Filter the records below for the word "this". Copy each line that holds it.
········
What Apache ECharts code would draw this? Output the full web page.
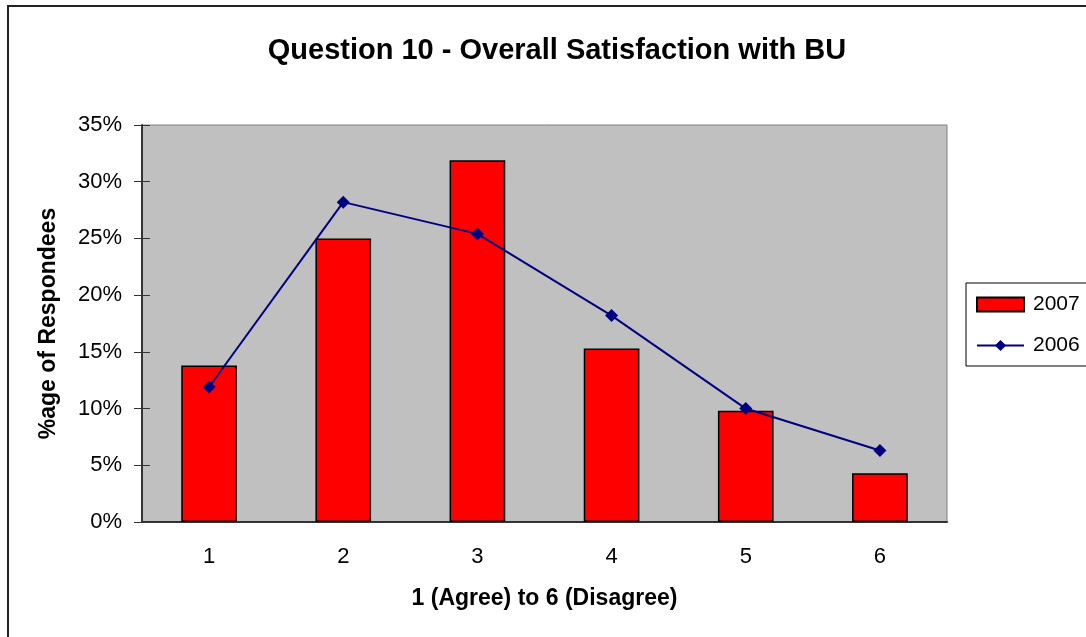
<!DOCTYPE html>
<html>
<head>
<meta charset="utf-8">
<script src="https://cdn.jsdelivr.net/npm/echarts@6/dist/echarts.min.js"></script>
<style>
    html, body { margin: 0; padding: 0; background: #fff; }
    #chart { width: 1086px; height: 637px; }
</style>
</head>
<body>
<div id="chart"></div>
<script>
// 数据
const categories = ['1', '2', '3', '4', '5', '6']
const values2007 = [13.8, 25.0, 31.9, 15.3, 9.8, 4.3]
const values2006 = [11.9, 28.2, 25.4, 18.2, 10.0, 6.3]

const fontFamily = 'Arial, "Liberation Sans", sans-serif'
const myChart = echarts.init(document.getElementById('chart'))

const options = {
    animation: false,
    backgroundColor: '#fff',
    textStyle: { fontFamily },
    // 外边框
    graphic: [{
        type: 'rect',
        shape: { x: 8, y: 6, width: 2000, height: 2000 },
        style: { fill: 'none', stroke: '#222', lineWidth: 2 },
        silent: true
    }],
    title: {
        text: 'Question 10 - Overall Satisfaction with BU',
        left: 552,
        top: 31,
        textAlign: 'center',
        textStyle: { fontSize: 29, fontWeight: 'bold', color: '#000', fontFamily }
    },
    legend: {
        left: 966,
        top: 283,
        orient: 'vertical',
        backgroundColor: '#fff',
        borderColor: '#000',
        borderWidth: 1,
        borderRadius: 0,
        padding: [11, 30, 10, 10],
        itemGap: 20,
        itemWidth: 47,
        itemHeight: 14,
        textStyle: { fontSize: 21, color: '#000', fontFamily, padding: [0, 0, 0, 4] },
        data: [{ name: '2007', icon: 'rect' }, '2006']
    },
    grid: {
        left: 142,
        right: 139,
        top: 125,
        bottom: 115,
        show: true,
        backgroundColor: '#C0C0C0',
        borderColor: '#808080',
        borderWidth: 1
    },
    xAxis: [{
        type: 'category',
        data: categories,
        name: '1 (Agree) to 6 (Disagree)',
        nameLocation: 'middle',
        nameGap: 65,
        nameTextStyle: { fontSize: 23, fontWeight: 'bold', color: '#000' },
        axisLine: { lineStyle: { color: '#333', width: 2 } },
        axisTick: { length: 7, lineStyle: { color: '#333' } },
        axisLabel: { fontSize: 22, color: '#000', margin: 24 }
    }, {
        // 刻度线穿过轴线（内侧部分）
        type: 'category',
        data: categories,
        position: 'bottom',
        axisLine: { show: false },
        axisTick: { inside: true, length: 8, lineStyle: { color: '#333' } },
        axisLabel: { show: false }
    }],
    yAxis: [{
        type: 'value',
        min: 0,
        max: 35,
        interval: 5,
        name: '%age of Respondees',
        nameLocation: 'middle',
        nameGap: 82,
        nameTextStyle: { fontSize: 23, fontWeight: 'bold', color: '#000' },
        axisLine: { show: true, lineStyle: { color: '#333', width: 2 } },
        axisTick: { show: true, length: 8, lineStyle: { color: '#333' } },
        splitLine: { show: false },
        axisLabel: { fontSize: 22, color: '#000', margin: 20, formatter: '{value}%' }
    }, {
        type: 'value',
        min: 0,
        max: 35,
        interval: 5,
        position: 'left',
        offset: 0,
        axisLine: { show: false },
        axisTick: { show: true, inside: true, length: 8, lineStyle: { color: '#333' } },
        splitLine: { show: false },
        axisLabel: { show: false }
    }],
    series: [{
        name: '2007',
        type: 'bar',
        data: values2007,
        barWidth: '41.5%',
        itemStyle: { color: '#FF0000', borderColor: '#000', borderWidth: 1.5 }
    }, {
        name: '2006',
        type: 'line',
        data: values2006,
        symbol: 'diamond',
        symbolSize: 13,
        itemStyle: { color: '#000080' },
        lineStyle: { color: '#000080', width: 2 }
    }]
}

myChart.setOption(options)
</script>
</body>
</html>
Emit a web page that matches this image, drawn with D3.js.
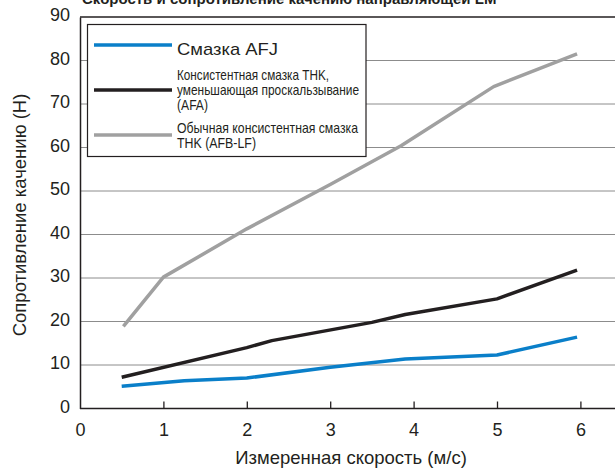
········
### WRITTEN REPLY
What Apache ECharts code would draw this? Output the full web page.
Emit a web page that matches this image, drawn with D3.js.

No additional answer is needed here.